中央农村工作领导小组副组长陈锡文17日指出,中国城镇化进程中不仅要注意“硬件”建设,同时要把更大力量放在“软件”建设上。如果城乡居民基本公共服务和基本社会保障均等化的问题不能解决,进城农民只能被边缘化、只能是“二等公民”。
10月17日,中国社会科学院、中国科学院和中国工程院在中国工程院共同举办“中国城市百人论坛2015年年会”。陈锡文在年会上指出,在新型城镇化推进过程中,有三方面问题需要重视。
陈锡文表示,首先是城镇化过程中的土地问题。一方面农民土地征收问题诟病非常多,征收范围过宽、补偿过低、过程不规范,对农民利益伤害很大,对此中央正在积极研究改革并试点;另一方面城市土地不合理利用对农民负面影响也非常大。
当前城市土地利用中突出存在三大问题:一是城市建设用地中工业企业的用地比重过高、价格过低,从而导致了土地市场和机制的扭曲。很多城市除基础设施外,占地比重最大的就是工业用地。上海城市工业用地的比重超过30%,更不要说中小城市。在多年运行中,各地都采取低地价甚至零地价的方式招商引资,导致工业地价非常低。最新公布的全国平均工业地价是750元/平方米,全国住宅平均价格是其7倍,写字楼商贸用地价格是其9倍。在这种畸形的工业地价体制下,很多企业囤地发财,甚至涌出很多僵尸企业,一去就收不回来了。城市政府难以进行二次开发,于是不得不更多去征收农民的土地,更多从农民那里压低价格。
二是企业寿命并非很长,但批租给企业用地的周期却长得多。2013年国家工商总局依据2012年全国企业情况公布数据显示,存活期不到5年的企业占59.1%,存活期5-9年的企业占24.9%,84%企业的存活期不到10年,接近13%企业存活期是10-19年,存活期超20年的企业只有3.2%。上海四级工业园区企业的存活期通常不到9年,但工业企业批租的土地是40年,很多企业对自己经营如何不关注,关注的是地价升值,据此囤地生财。
三是城市建设用地用途相互机械割裂,不能配套使用,造成非常大的浪费。经常有一些地方被称为“鬼城”、“空城”、“睡城”,建了几十万户住宅但没有产业支撑,给老百姓(50.45, 0.00, 0.00%)造成非常大的生活成本。同时,改革开放以来建设了大批工业园区,但鉴于土地利用规划,工业园区只能用于生产性建设,没有任何生产服务和人民生活的土地,于是企业的成本高,老百姓生活非常不便,生活成本也提高。

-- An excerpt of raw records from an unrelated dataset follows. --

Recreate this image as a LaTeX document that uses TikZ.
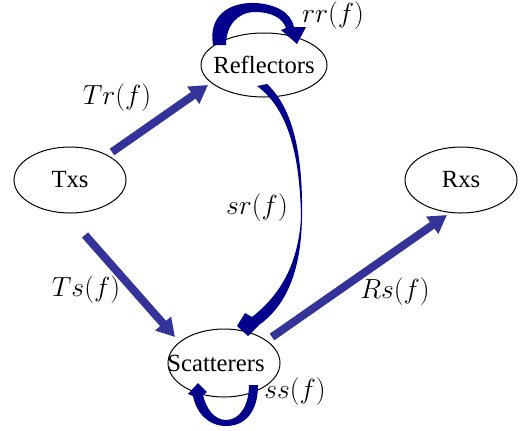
\documentclass[tikz,border=0pt]{standalone}
\usepackage{fontspec}
\setmainfont{Liberation Serif}
\usetikzlibrary{arrows.meta,shapes.geometric,calc}
\definecolor{tblue}{RGB}{51,51,153}
\definecolor{cnavy}{RGB}{0,0,140}
\begin{document}
\begin{tikzpicture}[x=0.75pt,y=-0.75pt,
  ent/.style={draw, ellipse, inner sep=0pt, line width=0.75pt, font=\fontsize{18.5}{22}\selectfont},
  lbl/.style={inner sep=0pt, font=\fontsize{20}{24}\selectfont},
  tarrow/.style={draw=tblue, line width=6pt, -{Triangle[length=13.5pt,width=15pt]}},
  loopfill/.style={fill=cnavy, draw=none}]
\useasboundingbox (0,0) rectangle (523,430);
% entities
\node[ent, minimum width=94.5pt, minimum height=48pt] (ref) at (264,65) {\makebox[0pt]{Reflectors}};
\node[ent, minimum width=84pt, minimum height=49.5pt] (txs) at (70,180) {\makebox[0pt]{Txs}};
\node[ent, minimum width=84pt, minimum height=49.5pt] (rxs) at (461,180) {\makebox[0pt]{Rxs}};
\node[ent, minimum width=84pt, minimum height=51pt] (scat) at (224,363) {\makebox[0pt]{\hspace*{-12pt}Scatterers}};
% straight transfer arrows
\draw[tarrow] ($(txs)+(42,-28)$) -- ($(ref)+(-56,20)$);
\draw[tarrow] ($(txs)+(15,55)$) -- ($(scat)+(-49,-26)$);
\draw[tarrow] ($(scat)+(48,-26)$) -- ($(rxs)+(-14,35)$);
% self loop on reflectors
\begin{scope}[shift={(ref.center)}]
\fill[loopfill] (-51,-20) .. controls (-56,-50) and (-34,-63) .. (-9,-62)
  .. controls (11,-61) and (27,-53) .. (30,-38) -- (42,-38) -- (33,-21) -- (17,-35) -- (22,-37)
  .. controls (18,-48) and (6,-53) .. (-9,-53)
  .. controls (-26,-53) and (-38,-40) .. (-38,-20) -- cycle;
% reflectors to scatterers
\fill[loopfill] (3,19) .. controls (31,45) and (39,95) .. (38,153)
  .. controls (37,205) and (23,240) .. (-5,260) -- (-16,271) -- (-27,261) -- (-19,248) -- (-12,252)
  .. controls (16,230) and (34,200) .. (37,153)
  .. controls (36,95) and (26,45) .. (-7,21) -- cycle;
\end{scope}
% self loop on scatterers
\begin{scope}[shift={(scat.center)}]
\fill[loopfill] (25,22) -- (34,22) .. controls (34,49) and (21,63) .. (2,63)
  .. controls (-16,63) and (-28,49) .. (-31,33) -- (-36,31) -- (-26,20) -- (-17,29) -- (-21,32)
  .. controls (-18,45) and (-10,57) .. (2,57)
  .. controls (16,57) and (25,42) .. (25,22) -- cycle;
\end{scope}
% labels
\node[lbl] (lrr) at (333,16) {$rr(f)$};
\node[lbl] (ltr) at (117,98) {$Tr(f)$};
\node[lbl] (lsr) at (257,208) {$sr(f)$};
\node[lbl] (lts) at (86,290) {$Ts(f)$};
\node[lbl] (lrs) at (395,292) {$Rs(f)$};
\node[lbl] (lss) at (295,392) {$ss(f)$};
\end{tikzpicture}
\end{document}
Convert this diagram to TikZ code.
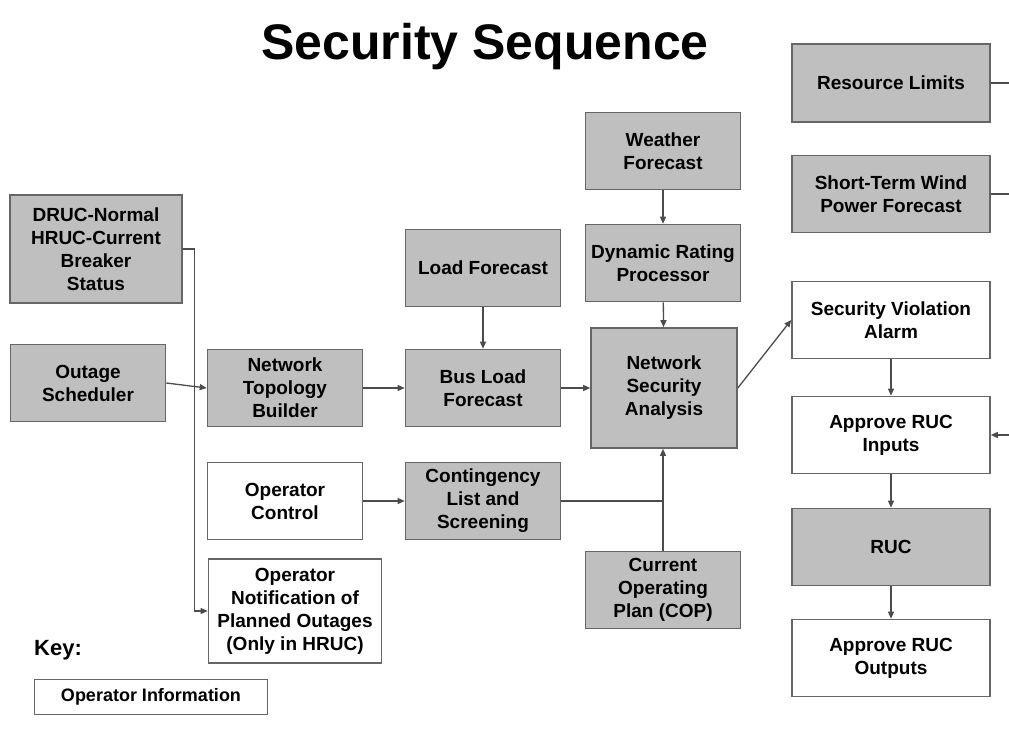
\documentclass[tikz,border=0pt]{standalone}
\usepackage{fontspec}
\setmainfont{Liberation Sans}
\usetikzlibrary{arrows.meta}
\begin{document}
\begin{tikzpicture}[x=1pt, y=-1pt, font=\fontsize{19}{23}\selectfont\bfseries,
  gbox/.style={draw=black!60, line width=1.6pt, fill=black!25, align=center, inner sep=0pt, minimum width=155pt, minimum height=77pt},
  wbox/.style={gbox, fill=white},
  wide/.style={minimum width=198pt},
  link/.style={draw=black!70, line width=1.3pt},
  arr/.style={link, -{Triangle[length=7pt, width=6pt]}}]
\useasboundingbox (0,0) rectangle (1009,731);
% Security sequence blocks
\node (title) at (485,47) {\fontsize{50}{56}\selectfont Security Sequence};
\node[gbox, minimum width=172pt, minimum height=108pt] (druc) at (96,249) {DRUC-Normal\\HRUC-Current\\Breaker\\Status};
\node[gbox] (outage) at (88,383) {Outage\\Scheduler};
\node[gbox] (ntb) at (285,388) {Network\\Topology\\Builder};
\node[gbox] (loadf) at (483,268) {Load Forecast};
\node[gbox] (busload) at (483,388) {Bus Load\\Forecast};
\node[gbox] (weather) at (663,151) {Weather\\Forecast};
\node[gbox] (drp) at (663,263) {Dynamic Rating\\Processor};
\node[gbox, minimum width=146pt, minimum height=120pt] (nsa) at (664,388) {Network\\Security\\Analysis};
\node[gbox, wide, minimum height=78pt] (reslim) at (891,83) {Resource Limits};
\node[gbox, wide] (wind) at (891,194) {Short-Term Wind\\Power Forecast};
\node[wbox, wide] (alarm) at (891,320) {Security Violation\\Alarm};
\node[wbox, wide] (inputs) at (891,435) {Approve RUC\\Inputs};
\node[gbox, wide] (ruc) at (891,547) {RUC};
\node[wbox, wide] (outputs) at (891,658) {Approve RUC\\Outputs};
\node[wbox] (opctrl) at (285,501) {Operator\\Control};
\node[gbox] (contin) at (483,501) {Contingency\\List and\\Screening};
\node[gbox] (cop) at (663,590) {Current\\Operating\\Plan (COP)};
\node[wbox, minimum width=173pt, minimum height=104pt] (notif) at (295,611) {Operator\\Notification of\\Planned Outages\\(Only in HRUC)};
\node (key) at (58,650) {\fontsize{22}{26}\selectfont Key:};
\node[wbox, minimum width=233pt, minimum height=35pt] (opinfo) at (151,697) {\fontsize{18}{22}\selectfont Operator Information};
\coordinate (edge) at (1009,0);
% connectors
\draw[arr] (druc.east) -| ([xshift=-13pt]notif.west) -- (notif.west);
\draw[arr] (outage.east) -- (ntb.west);
\draw[arr] (ntb) -- (busload);
\draw[arr] (loadf) -- (busload);
\draw[arr] (busload) -- (nsa);
\draw[arr] (weather) -- (drp);
\draw[arr] (drp) -- (nsa);
\draw[arr] (opctrl) -- (contin);
\draw[arr] (cop) -- (cop |- nsa.south);
\draw[link] (contin.east) -- (contin.east -| cop);
\draw[arr] (nsa.east) -- (alarm.west);
\draw[arr] (alarm) -- (inputs);
\draw[arr] (inputs) -- (ruc);
\draw[arr] (ruc) -- (outputs);
\draw[link] (reslim.east) -- (reslim.east -| edge);
\draw[link] (wind.east) -- (wind.east -| edge);
\draw[arr] (inputs.east -| edge) -- (inputs.east);
\end{tikzpicture}
\end{document}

陈锡文指出,第二个需要重视的问题是城镇化过程中农民市民化问题。农民如何真正转为市民这个问题实践到现在,已经看到难在公共财政给予城乡居民公共服务支付的不均等。城乡居民享受的社会服务和保障不均等,造成了一道无形的墙,让农民没有办法进城。
陈锡文强调,城镇化进程中不仅要注意“硬件”建设,同时要把更大力量放在公共服务和社会保障等“软件”建设上。如果城乡基本公共服务和基本社会保障均等化的问题不解决,进城农民只能被边缘化、只能是“二等公民”。
在陈锡文看来,第三个需要关注的是城镇化过程中乡村怎么办的问题。陈锡文回忆起五年前去上海世博会参观,当时一个宁波郊区村庄设的馆,打出口号“乡村让城市更向往”,这个口号让很多人觉得口气太大了。“五年时间过去了,这句话可能没有说错”,陈锡文说。
陈锡文表示,中央最近提出农村一二三产业融合发展,在农村形成新的产业链,已经初有成效,越来越多农村通过发挥自身的自然景观优势、人文历史优势都发展很好。仅仅乡村旅游,去年统计数字是全国到乡村旅游人次达到12亿,超全国旅游总人次的30%,给农村带来收入3200亿,带动农民在乡村旅游方面就业达3300万人。目前全国农村有200万家以上的农家乐,还有10万个以上的特色乡村。
陈锡文认为,未来农村发展未必会像过去想像的“空心化”,即使城市化达到70%的比例,还有30%的人在农村,至少4亿多人在农村生产生活,不建设好讲不过去。现在各地发展很不平均,确实有相当部分农民为自己转不成市民而苦恼,但也看到很多农民已不屑于当市民,他们觉得自己那里的生活比城市好。正是这样,结合世界经验和自己实践,城镇化概念本身需要做一些反思。